=== PROVIDED ENTRIES ===

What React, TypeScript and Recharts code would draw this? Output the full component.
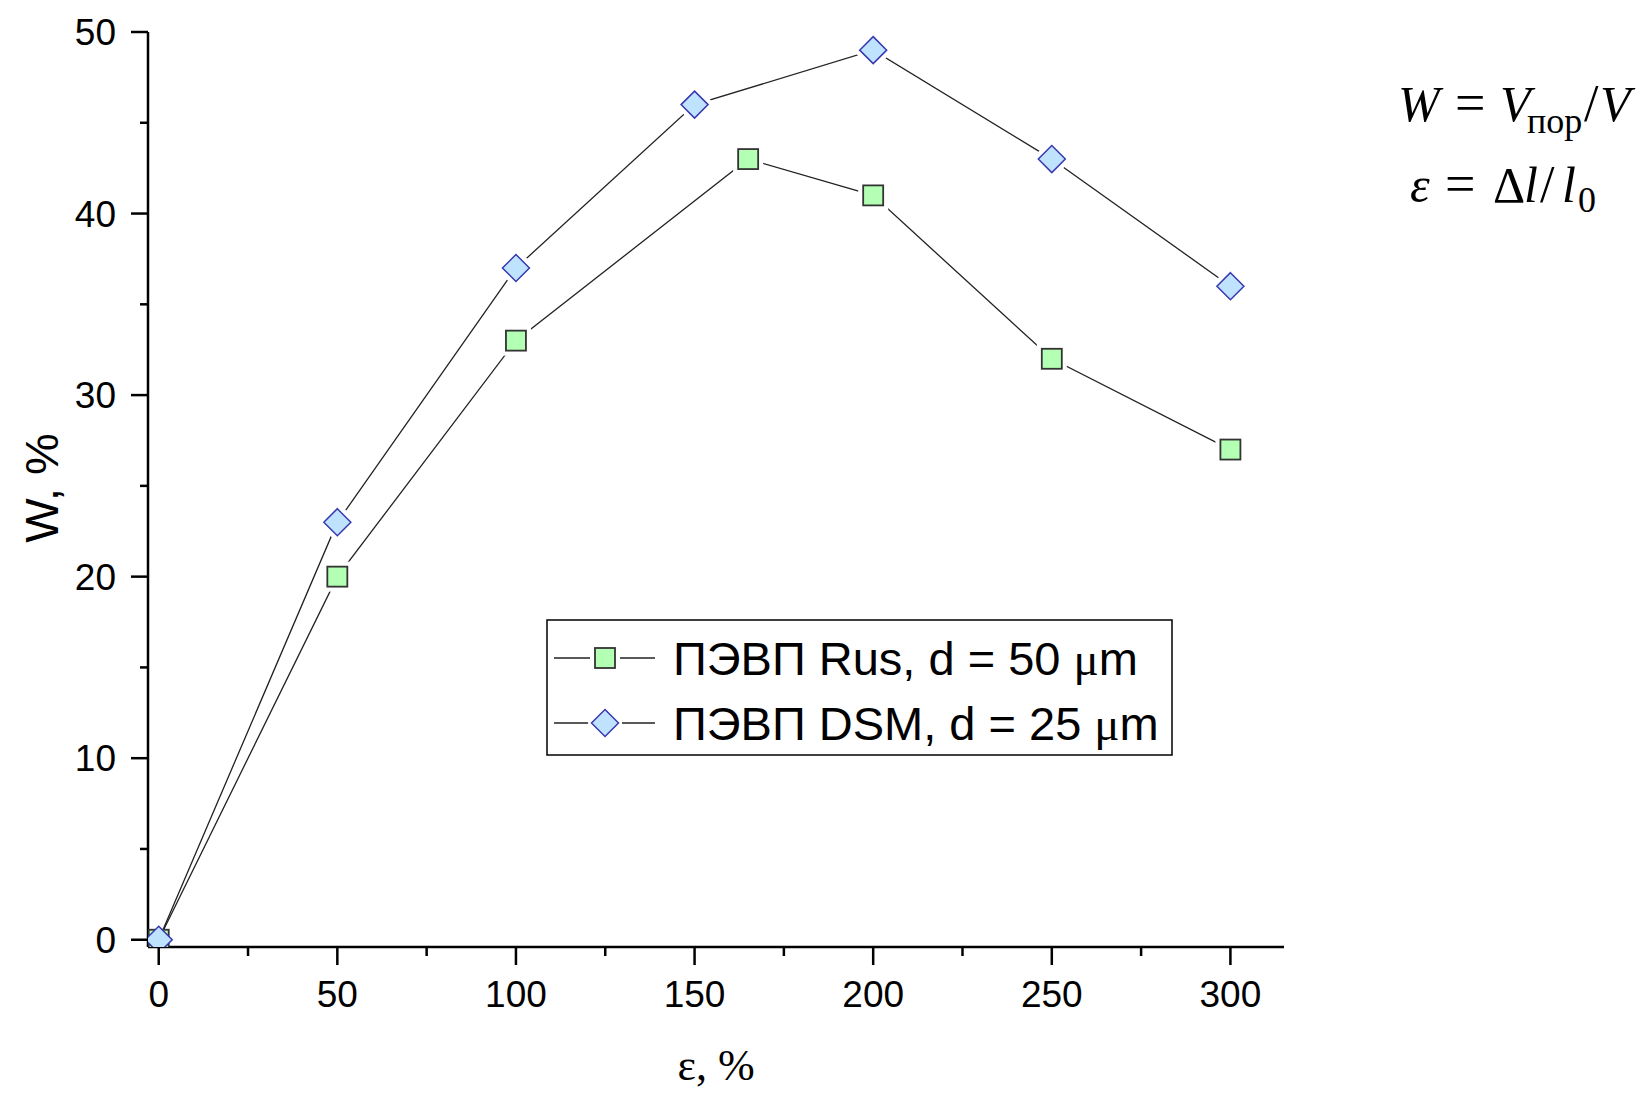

===
=== PROVIDED ENTRIES ===

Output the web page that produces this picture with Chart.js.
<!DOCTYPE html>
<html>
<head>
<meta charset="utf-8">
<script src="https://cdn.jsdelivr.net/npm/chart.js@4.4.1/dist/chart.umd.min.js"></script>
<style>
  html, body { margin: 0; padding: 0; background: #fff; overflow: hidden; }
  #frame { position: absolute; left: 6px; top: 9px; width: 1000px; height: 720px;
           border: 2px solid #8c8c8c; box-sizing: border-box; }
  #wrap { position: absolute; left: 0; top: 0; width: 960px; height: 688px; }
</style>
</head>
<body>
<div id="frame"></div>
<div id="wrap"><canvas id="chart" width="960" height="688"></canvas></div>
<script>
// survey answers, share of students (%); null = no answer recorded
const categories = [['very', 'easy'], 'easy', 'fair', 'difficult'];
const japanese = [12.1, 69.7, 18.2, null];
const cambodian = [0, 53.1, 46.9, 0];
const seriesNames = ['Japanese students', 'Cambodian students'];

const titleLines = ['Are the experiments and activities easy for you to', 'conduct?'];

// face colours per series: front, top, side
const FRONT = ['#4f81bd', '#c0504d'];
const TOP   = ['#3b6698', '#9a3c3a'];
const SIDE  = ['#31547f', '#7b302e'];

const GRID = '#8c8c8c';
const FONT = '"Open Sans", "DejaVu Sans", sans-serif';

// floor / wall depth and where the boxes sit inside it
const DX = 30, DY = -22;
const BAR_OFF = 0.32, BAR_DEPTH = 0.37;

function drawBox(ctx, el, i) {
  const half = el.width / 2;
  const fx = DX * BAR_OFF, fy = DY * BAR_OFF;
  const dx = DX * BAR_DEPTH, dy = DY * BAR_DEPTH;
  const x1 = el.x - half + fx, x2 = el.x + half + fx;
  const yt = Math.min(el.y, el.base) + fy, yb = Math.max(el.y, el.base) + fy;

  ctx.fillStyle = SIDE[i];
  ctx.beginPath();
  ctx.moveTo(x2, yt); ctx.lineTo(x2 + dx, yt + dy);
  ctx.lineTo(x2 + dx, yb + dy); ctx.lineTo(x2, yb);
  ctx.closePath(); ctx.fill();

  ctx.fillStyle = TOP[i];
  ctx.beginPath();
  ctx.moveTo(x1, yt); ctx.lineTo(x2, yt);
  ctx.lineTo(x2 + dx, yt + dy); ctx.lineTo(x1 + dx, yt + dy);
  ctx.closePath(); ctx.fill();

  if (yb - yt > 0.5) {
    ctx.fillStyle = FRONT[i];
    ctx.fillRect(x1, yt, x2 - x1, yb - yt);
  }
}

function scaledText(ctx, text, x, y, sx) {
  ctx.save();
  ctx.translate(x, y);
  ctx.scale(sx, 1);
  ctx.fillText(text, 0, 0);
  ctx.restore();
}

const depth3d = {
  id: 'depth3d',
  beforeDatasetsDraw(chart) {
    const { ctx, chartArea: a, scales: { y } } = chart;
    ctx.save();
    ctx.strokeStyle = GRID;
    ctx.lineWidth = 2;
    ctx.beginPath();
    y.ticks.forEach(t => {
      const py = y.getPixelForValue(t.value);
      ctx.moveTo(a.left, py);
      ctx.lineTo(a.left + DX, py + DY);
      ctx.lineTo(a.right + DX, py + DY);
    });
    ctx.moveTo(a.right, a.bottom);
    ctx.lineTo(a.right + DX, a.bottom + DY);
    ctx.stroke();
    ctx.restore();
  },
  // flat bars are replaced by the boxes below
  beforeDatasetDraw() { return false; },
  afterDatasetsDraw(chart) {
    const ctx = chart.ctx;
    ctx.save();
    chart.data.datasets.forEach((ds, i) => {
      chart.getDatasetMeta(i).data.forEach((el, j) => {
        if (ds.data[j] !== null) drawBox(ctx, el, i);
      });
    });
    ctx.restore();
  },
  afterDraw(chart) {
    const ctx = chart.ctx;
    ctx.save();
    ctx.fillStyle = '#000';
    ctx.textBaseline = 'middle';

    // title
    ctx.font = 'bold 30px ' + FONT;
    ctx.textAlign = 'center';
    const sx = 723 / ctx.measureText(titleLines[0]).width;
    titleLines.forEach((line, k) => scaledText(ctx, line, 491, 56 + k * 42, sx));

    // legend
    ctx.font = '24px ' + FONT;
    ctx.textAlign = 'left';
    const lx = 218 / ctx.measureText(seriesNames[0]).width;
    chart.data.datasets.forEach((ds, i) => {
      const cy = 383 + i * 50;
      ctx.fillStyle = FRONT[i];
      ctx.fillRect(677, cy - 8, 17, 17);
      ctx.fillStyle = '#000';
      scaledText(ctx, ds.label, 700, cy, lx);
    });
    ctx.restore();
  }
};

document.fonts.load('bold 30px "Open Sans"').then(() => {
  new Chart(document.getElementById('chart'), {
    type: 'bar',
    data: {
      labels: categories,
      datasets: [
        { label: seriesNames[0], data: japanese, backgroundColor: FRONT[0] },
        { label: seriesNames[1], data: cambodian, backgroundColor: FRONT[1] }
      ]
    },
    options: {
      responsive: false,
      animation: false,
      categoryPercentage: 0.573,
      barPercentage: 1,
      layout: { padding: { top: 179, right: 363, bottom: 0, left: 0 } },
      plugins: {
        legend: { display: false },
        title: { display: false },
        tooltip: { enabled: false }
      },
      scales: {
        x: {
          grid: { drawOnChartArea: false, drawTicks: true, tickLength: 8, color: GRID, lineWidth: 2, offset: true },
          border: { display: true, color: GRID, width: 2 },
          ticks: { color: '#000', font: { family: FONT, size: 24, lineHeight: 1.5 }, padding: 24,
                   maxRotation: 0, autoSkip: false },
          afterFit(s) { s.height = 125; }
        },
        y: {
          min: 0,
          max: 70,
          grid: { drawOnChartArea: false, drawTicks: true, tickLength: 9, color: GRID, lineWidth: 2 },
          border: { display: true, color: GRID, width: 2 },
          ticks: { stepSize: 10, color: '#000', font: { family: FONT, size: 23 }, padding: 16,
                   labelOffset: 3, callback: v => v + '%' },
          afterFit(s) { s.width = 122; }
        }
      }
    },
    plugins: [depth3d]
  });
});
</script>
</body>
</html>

===

Retype, word for word, every line from the line with "Output the web" to the line with "const titleLines = ['Are", inclusive. Add nothing.

Output the web page that produces this picture with Chart.js.
<!DOCTYPE html>
<html>
<head>
<meta charset="utf-8">
<script src="https://cdn.jsdelivr.net/npm/chart.js@4.4.1/dist/chart.umd.min.js"></script>
<style>
  html, body { margin: 0; padding: 0; background: #fff; overflow: hidden; }
  #frame { position: absolute; left: 6px; top: 9px; width: 1000px; height: 720px;
           border: 2px solid #8c8c8c; box-sizing: border-box; }
  #wrap { position: absolute; left: 0; top: 0; width: 960px; height: 688px; }
</style>
</head>
<body>
<div id="frame"></div>
<div id="wrap"><canvas id="chart" width="960" height="688"></canvas></div>
<script>
// survey answers, share of students (%); null = no answer recorded
const categories = [['very', 'easy'], 'easy', 'fair', 'difficult'];
const japanese = [12.1, 69.7, 18.2, null];
const cambodian = [0, 53.1, 46.9, 0];
const seriesNames = ['Japanese students', 'Cambodian students'];

const titleLines = ['Are the experiments and activities easy for you to', 'conduct?'];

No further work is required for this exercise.